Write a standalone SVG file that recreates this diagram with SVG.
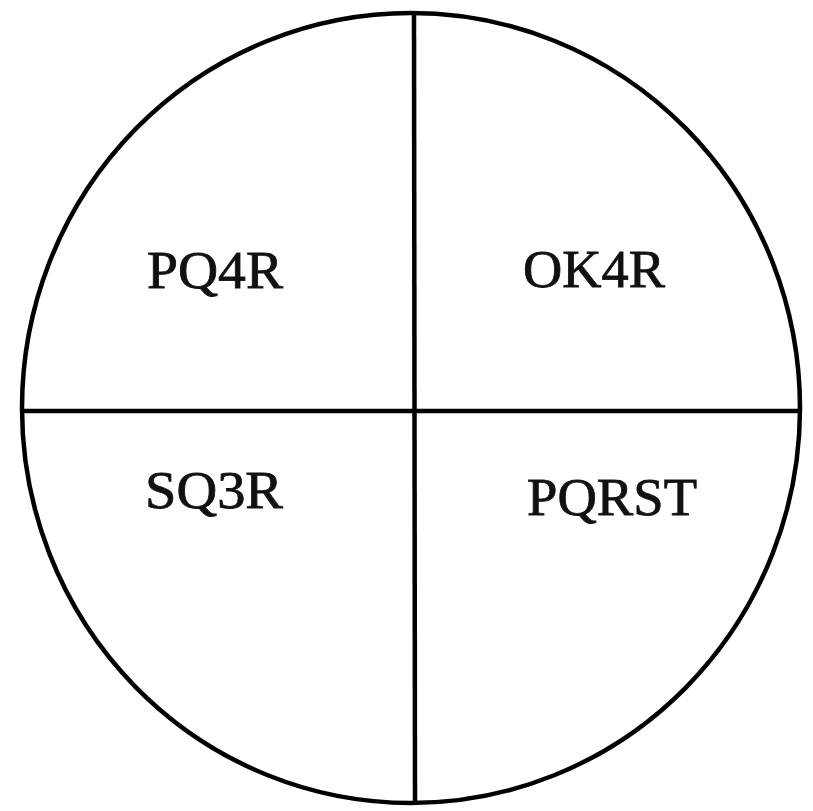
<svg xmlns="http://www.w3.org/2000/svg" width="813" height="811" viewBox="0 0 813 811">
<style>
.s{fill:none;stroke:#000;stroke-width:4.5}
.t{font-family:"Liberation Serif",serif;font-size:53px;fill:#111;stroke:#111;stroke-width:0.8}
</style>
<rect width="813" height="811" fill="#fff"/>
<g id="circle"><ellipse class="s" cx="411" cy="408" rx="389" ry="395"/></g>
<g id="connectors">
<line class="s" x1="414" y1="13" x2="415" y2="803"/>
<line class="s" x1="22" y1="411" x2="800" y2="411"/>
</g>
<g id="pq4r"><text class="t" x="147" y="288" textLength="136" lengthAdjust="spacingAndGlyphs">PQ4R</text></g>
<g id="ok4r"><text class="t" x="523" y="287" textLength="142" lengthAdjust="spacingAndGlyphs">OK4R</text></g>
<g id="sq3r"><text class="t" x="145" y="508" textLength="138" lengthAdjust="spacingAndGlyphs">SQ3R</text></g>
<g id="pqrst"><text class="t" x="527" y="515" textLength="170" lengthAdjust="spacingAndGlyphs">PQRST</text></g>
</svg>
...
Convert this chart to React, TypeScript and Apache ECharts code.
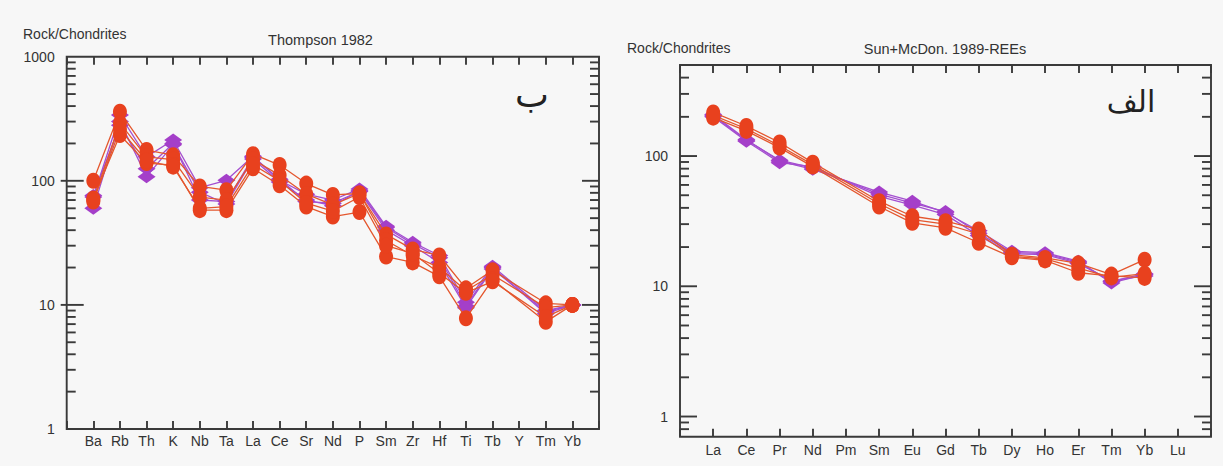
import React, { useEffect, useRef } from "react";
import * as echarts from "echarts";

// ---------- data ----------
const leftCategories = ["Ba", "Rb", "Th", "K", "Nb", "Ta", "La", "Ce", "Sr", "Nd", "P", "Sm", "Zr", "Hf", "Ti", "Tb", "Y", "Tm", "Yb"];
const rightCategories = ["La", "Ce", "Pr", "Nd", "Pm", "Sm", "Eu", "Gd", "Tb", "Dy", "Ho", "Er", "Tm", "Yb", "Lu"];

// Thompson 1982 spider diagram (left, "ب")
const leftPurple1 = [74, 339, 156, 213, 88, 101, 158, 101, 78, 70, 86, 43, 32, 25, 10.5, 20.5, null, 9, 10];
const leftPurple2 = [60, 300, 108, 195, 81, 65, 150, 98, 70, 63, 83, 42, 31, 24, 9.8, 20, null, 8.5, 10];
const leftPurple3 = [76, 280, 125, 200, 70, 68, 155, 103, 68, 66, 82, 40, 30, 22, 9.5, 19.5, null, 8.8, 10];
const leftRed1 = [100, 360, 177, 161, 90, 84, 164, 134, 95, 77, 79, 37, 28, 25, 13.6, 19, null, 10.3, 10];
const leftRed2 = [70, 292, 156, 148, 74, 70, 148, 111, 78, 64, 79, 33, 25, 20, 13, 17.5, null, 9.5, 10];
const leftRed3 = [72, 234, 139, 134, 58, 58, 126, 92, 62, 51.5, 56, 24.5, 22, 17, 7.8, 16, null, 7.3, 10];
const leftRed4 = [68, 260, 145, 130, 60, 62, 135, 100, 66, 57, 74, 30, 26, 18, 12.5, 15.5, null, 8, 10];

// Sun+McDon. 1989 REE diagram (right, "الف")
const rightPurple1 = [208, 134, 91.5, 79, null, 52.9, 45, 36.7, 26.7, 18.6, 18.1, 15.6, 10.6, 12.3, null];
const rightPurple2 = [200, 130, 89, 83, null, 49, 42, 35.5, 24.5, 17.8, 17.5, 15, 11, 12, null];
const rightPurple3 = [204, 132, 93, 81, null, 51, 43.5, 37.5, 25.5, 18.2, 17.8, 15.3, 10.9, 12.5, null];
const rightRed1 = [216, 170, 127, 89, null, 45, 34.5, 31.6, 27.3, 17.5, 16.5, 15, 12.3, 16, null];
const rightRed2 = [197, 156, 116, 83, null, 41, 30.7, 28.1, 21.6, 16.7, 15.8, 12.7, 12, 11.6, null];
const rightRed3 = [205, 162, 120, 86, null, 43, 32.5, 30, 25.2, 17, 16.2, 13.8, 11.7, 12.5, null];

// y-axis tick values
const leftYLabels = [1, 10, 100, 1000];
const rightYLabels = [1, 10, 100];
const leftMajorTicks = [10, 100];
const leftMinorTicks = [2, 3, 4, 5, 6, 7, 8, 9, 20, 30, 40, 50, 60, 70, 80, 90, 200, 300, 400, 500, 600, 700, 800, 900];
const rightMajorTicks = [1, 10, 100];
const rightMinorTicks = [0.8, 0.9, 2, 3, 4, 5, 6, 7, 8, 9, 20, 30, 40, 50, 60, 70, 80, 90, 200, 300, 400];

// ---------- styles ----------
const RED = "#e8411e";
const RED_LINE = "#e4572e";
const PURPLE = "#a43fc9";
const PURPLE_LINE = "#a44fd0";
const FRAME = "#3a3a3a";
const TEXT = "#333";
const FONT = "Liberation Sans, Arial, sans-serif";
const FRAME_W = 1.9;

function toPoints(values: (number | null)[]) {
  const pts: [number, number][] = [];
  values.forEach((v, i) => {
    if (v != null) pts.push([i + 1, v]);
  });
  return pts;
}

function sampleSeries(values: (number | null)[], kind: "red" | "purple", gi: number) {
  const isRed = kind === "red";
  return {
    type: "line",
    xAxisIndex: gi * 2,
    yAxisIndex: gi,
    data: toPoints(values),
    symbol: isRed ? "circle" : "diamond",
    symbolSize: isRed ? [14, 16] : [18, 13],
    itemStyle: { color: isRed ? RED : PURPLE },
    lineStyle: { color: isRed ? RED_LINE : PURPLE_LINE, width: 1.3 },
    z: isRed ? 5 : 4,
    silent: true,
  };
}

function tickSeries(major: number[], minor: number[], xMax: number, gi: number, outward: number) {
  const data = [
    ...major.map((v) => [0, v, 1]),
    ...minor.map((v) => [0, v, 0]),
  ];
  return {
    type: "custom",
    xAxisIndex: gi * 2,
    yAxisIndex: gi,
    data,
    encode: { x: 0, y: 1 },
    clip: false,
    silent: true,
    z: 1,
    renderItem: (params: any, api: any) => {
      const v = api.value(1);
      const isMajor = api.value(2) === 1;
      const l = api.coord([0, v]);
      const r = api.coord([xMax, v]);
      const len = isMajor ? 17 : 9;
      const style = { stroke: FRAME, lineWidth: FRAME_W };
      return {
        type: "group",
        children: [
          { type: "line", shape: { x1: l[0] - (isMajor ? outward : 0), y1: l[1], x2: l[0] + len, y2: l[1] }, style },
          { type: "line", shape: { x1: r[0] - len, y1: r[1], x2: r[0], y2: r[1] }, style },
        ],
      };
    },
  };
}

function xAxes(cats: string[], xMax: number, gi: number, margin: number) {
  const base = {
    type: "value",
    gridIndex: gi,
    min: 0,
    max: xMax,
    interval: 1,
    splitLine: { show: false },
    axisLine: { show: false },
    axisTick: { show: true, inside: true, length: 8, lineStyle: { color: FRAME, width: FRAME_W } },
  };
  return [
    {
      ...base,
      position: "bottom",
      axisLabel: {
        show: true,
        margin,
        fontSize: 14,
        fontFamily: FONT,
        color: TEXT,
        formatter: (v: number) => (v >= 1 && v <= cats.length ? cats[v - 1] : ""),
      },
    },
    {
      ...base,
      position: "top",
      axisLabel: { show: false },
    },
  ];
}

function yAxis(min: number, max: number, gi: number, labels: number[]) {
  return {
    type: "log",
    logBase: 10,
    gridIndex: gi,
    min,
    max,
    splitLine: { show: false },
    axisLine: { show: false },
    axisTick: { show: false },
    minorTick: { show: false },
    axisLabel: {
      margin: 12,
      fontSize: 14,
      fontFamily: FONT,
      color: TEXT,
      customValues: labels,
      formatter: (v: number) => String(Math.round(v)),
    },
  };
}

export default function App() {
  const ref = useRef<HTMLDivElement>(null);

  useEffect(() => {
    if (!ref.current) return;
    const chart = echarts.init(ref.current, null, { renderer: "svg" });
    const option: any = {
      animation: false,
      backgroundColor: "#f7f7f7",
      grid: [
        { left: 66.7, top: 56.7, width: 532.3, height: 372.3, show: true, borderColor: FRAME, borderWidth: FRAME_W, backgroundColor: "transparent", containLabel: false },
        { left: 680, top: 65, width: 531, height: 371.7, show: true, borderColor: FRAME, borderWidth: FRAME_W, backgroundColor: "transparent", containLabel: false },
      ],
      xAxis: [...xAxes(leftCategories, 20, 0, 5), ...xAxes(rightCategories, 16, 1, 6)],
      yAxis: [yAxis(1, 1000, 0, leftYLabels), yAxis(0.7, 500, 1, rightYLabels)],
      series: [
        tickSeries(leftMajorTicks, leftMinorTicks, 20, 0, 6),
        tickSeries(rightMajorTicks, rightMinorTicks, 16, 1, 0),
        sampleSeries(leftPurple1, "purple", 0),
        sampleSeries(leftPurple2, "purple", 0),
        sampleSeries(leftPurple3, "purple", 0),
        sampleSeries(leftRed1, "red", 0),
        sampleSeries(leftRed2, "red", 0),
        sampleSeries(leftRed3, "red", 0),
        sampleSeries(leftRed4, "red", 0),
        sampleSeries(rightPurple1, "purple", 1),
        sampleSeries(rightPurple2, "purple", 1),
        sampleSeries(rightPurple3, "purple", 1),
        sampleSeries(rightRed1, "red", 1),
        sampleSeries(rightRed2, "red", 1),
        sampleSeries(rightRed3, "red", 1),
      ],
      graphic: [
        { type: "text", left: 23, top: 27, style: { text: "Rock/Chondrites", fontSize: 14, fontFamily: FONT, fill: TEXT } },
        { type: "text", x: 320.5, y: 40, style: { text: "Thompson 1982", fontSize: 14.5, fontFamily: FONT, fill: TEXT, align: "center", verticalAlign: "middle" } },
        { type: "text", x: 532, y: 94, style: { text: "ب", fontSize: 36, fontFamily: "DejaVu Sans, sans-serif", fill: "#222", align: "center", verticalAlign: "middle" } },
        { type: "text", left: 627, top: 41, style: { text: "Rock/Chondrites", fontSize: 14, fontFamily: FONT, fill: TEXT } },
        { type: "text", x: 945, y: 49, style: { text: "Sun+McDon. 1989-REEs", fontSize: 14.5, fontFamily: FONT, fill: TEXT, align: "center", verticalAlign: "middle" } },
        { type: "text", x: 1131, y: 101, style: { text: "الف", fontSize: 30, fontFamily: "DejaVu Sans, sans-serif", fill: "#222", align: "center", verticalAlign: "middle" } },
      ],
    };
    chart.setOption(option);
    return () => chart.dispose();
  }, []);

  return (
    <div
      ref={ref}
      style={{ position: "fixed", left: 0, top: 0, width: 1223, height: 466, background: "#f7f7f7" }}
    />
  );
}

* DIRECTIONS
Skip all pictures. Retype exactly the span whose first line is the one with "Convert this chart" and whose last line is the one with "import * as".

* TASK RESPONSE
Convert this chart to React, TypeScript and Apache ECharts code.
import React, { useEffect, useRef } from "react";
import * as echarts from "echarts";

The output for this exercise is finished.